There were fourteen presenters at the Utilitarian Clay Conference over a three day period and also lectures in the afternoon and evening. There were eight studios with presentations by half of the potters in the morning and then another group in the afternoon. It was almost impossible to move around to all of the studios and see all of the demos, so I had to pick and choose those that were closest to what I wanted to learn. For example, I missed all of the porcelain demos because I do not work in porcelain and I had to take something out in order to see all that I wanted to. It was frustrating and I know I missed a lot of good demos. The presenters this year were so talented and I wanted to see every one of them. Oh well.....
Here are a few of the presenters I got to see. I will post more thoughts later today, I have to get to Claymakers, today is my day to work.
Victoria Christen demonstrating a paper resist technique. Victoria was so much fun to watch, I spent a good part of my time in her studio. She is a master at slip and underglaze decoration.
Michael Kline made his capping and wax resist techniques look effortless. But just try this at home! His demos were very interesting and the pots he brought along to show were fabulous!

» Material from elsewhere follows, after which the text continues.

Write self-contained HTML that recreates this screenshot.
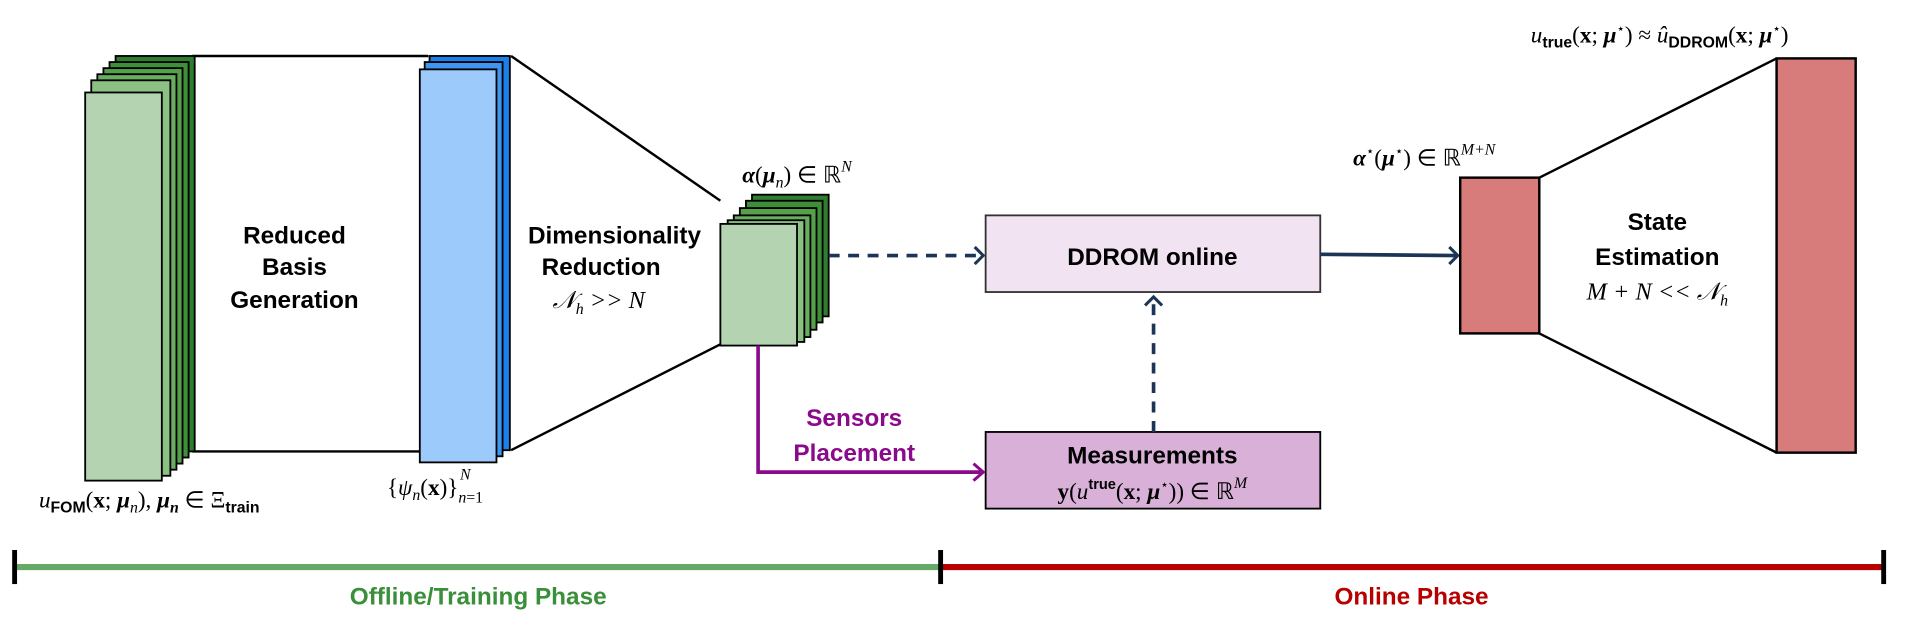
<!DOCTYPE html>
<html><head><meta charset="utf-8"><style>
html,body{margin:0;padding:0;background:#fff;}
svg{display:block;}
.b{font-family:"Liberation Sans",sans-serif;font-weight:bold;}
.m{font-family:"Liberation Serif",serif;font-style:italic;}
</style></head><body>
<svg width="1908" height="632" viewBox="0 0 1568 519.4" preserveAspectRatio="none" xmlns="http://www.w3.org/2000/svg">
<rect width="1568" height="520" fill="#fff"/>
<line x1="158" y1="46" x2="352" y2="46" stroke="#000" stroke-width="2"/>
<line x1="158" y1="371" x2="352" y2="371" stroke="#000" stroke-width="2"/>
<rect x="95" y="46" width="65" height="325" fill="#2f7d2f" stroke="#000" stroke-width="1.5"/>
<rect x="90" y="51" width="65" height="325" fill="#3f8f3a" stroke="#000" stroke-width="1.5"/>
<rect x="85" y="56" width="65" height="325" fill="#56a04c" stroke="#000" stroke-width="1.5"/>
<rect x="80" y="61" width="65" height="325" fill="#6aad62" stroke="#000" stroke-width="1.5"/>
<rect x="75" y="66" width="65" height="325" fill="#8cc184" stroke="#000" stroke-width="1.5"/>
<rect x="70" y="76" width="63" height="319" fill="#b3d3b1" stroke="#000" stroke-width="1.5"/>
<rect x="353" y="46" width="66" height="324" fill="#1a7fe8" stroke="#000" stroke-width="1.5"/>
<rect x="349" y="51" width="64" height="324" fill="#3f95f0" stroke="#000" stroke-width="1.5"/>
<rect x="345" y="57" width="63" height="323" fill="#9ccafb" stroke="#000" stroke-width="1.5"/>
<line x1="420" y1="46" x2="592" y2="165" stroke="#000" stroke-width="2"/>
<line x1="420" y1="370" x2="592" y2="283" stroke="#000" stroke-width="2"/>
<rect x="618" y="160" width="63" height="100" fill="#2f7d2f" stroke="#000" stroke-width="1.5"/>
<rect x="613" y="165" width="63" height="100" fill="#3f8f3a" stroke="#000" stroke-width="1.5"/>
<rect x="608" y="171" width="63" height="100" fill="#56a04c" stroke="#000" stroke-width="1.5"/>
<rect x="603" y="177" width="63" height="100" fill="#6aad62" stroke="#000" stroke-width="1.5"/>
<rect x="598" y="181" width="63" height="100" fill="#8cc184" stroke="#000" stroke-width="1.5"/>
<rect x="592" y="184" width="63" height="100" fill="#b3d3b1" stroke="#000" stroke-width="1.5"/>
<line x1="681" y1="210" x2="806" y2="210" stroke="#1c3557" stroke-width="3" stroke-dasharray="9,7"/>
<polyline points="801,203 808,210 801,217" fill="none" stroke="#1c3557" stroke-width="2.5"/>
<rect x="810" y="177" width="275" height="63" fill="#f1e3f1" stroke="#333" stroke-width="1.5"/>
<text x="947" y="218" class="b" font-size="20" text-anchor="middle">DDROM online</text>
<rect x="810" y="355" width="275" height="63" fill="#d8b0d8" stroke="#000" stroke-width="1.5"/>
<text x="947" y="381" class="b" font-size="20" text-anchor="middle">Measurements</text>
<text x="947" y="410" font-family="Liberation Serif,serif" font-size="19" text-anchor="middle"><tspan font-weight="bold">y</tspan>(<tspan font-style="italic">u</tspan><tspan class="b" font-size="12" dy="-8">true</tspan><tspan dy="8">(</tspan><tspan font-weight="bold">x</tspan>; <tspan font-weight="bold" font-style="italic">μ</tspan><tspan font-size="11" dy="-8">⋆</tspan><tspan dy="8">)) ∈ ℝ</tspan><tspan font-style="italic" font-size="13" dy="-9">M</tspan></text>
<line x1="948" y1="355" x2="948" y2="246" stroke="#1c3557" stroke-width="3" stroke-dasharray="9,7"/>
<polyline points="941,251 948,244 955,251" fill="none" stroke="#1c3557" stroke-width="2.5"/>
<polyline points="623,284 623,388 806,388" fill="none" stroke="#8b0a8b" stroke-width="3"/>
<polyline points="800,381 808,388 800,395" fill="none" stroke="#8b0a8b" stroke-width="2.5"/>
<text x="702" y="350" class="b" font-size="20" fill="#8b0a8b" text-anchor="middle">Sensors</text>
<text x="702" y="379" class="b" font-size="20" fill="#8b0a8b" text-anchor="middle">Placement</text>
<line x1="1085" y1="209" x2="1197" y2="210" stroke="#1c3557" stroke-width="3"/>
<polyline points="1191,203 1198,210 1191,217" fill="none" stroke="#1c3557" stroke-width="2.5"/>
<rect x="1200" y="146" width="65" height="128" fill="#d87b7b" stroke="#000" stroke-width="2"/>
<line x1="1265" y1="146" x2="1460" y2="48" stroke="#000" stroke-width="2"/>
<line x1="1265" y1="274" x2="1460" y2="372" stroke="#000" stroke-width="2"/>
<rect x="1460" y="48" width="65" height="324" fill="#d87b7b" stroke="#000" stroke-width="2"/>
<text x="1362" y="189" class="b" font-size="20" text-anchor="middle">State</text>
<text x="1362" y="218" class="b" font-size="20" text-anchor="middle">Estimation</text>
<text x="1362" y="246" class="m" font-size="20" text-anchor="middle">M + N &lt;&lt; 𝒩<tspan font-size="13" dy="5">h</tspan></text>
<text x="242" y="200" class="b" font-size="20" text-anchor="middle">Reduced</text>
<text x="242" y="226" class="b" font-size="20" text-anchor="middle">Basis</text>
<text x="242" y="253" class="b" font-size="20" text-anchor="middle">Generation</text>
<text x="505" y="200" class="b" font-size="20" text-anchor="middle">Dimensionality</text>
<text x="494" y="226" class="b" font-size="20" text-anchor="middle">Reduction</text>
<text x="492" y="253" class="m" font-size="20" text-anchor="middle">𝒩<tspan font-size="13" dy="5">h</tspan><tspan dy="-5"> &gt;&gt; N</tspan></text>
<text x="610" y="150" font-family="Liberation Serif,serif" font-size="19"><tspan font-weight="bold" font-style="italic">α</tspan>(<tspan font-weight="bold" font-style="italic">μ</tspan><tspan font-style="italic" font-size="13" dy="4">n</tspan><tspan dy="-4">) ∈ ℝ</tspan><tspan font-style="italic" font-size="13" dy="-9">N</tspan></text>
<text x="1112" y="136" font-family="Liberation Serif,serif" font-size="19"><tspan font-weight="bold" font-style="italic">α</tspan><tspan font-size="11" dy="-8">⋆</tspan><tspan dy="8">(</tspan><tspan font-weight="bold" font-style="italic">μ</tspan><tspan font-size="11" dy="-8">⋆</tspan><tspan dy="8">) ∈ ℝ</tspan><tspan font-style="italic" font-size="13" dy="-9">M+N</tspan></text>
<text x="1258" y="35" font-family="Liberation Serif,serif" font-size="19"><tspan font-style="italic">u</tspan><tspan class="b" font-size="13" dy="4">true</tspan><tspan dy="-4">(</tspan><tspan font-weight="bold">x</tspan>; <tspan font-weight="bold" font-style="italic">μ</tspan><tspan font-size="11" dy="-8">⋆</tspan><tspan dy="8">) ≈ </tspan><tspan font-style="italic">û</tspan><tspan class="b" font-size="13" dy="4">DDROM</tspan><tspan dy="-4">(</tspan><tspan font-weight="bold">x</tspan>; <tspan font-weight="bold" font-style="italic">μ</tspan><tspan font-size="11" dy="-8">⋆</tspan><tspan dy="8">)</tspan></text>
<text x="32" y="417" font-family="Liberation Serif,serif" font-size="19"><tspan font-style="italic">u</tspan><tspan class="b" font-size="13" dy="4">FOM</tspan><tspan dy="-4">(</tspan><tspan font-weight="bold">x</tspan>; <tspan font-weight="bold" font-style="italic">μ</tspan><tspan font-style="italic" font-size="13" dy="4">n</tspan><tspan dy="-4">),  </tspan><tspan font-weight="bold" font-style="italic">μ</tspan><tspan font-weight="bold" font-style="italic" font-size="13" dy="4">n</tspan><tspan dy="-4"> ∈ Ξ</tspan><tspan class="b" font-size="13" dy="4">train</tspan></text>
<text x="318" y="407" font-family="Liberation Serif,serif" font-size="19">{<tspan font-style="italic">ψ</tspan><tspan font-style="italic" font-size="13" dy="4">n</tspan><tspan dy="-4">(</tspan><tspan font-weight="bold">x</tspan>)}<tspan font-size="13" dy="6"><tspan font-style="italic">n</tspan>=1</tspan></text>
<text x="378" y="394" font-family="Liberation Serif,serif" font-style="italic" font-size="13">N</text>
<line x1="12" y1="466" x2="773" y2="466" stroke="#66a866" stroke-width="5"/>
<line x1="773" y1="466" x2="1548" y2="466" stroke="#b80000" stroke-width="5"/>
<rect x="10" y="452" width="4" height="28" fill="#000"/>
<rect x="771" y="452" width="4" height="28" fill="#000"/>
<rect x="1546" y="452" width="4" height="28" fill="#000"/>
<text x="393" y="497" class="b" font-size="20" fill="#3a8f3a" text-anchor="middle">Offline/Training Phase</text>
<text x="1160" y="497" class="b" font-size="20" fill="#b80000" text-anchor="middle">Online Phase</text>
</svg>
</body></html>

If you have never met Linda Christensen or seen her work, you should make it a point to do so sometime in your life. I have never met a more kind and giving person in my life. She made me feel like I was an old friend that had stopped by to visit. I have never seen anyone throw as slow on a wheel as she does. How do you do that?!
Ron Meyers painting with underglazes, what is there to say? Ron's work is wonderful!
Kari Radasch (ray-dash) is so much fun to watch. She uses her banding wheel to "throw" her coil pots and uses very thin leather hard slabs that feel almost like fabric to cut out her appliques.
Daphne Hatcher using a section from a cardboard barrel to make a sling for her platters, more on Daphne's techniques later. She was very interesting to watch. Daphne and her husband studied at the Leach studios in England many years ago, she had some fun stories to tell from her pottery career.
Ayumi Horie demo of dry throwing technique.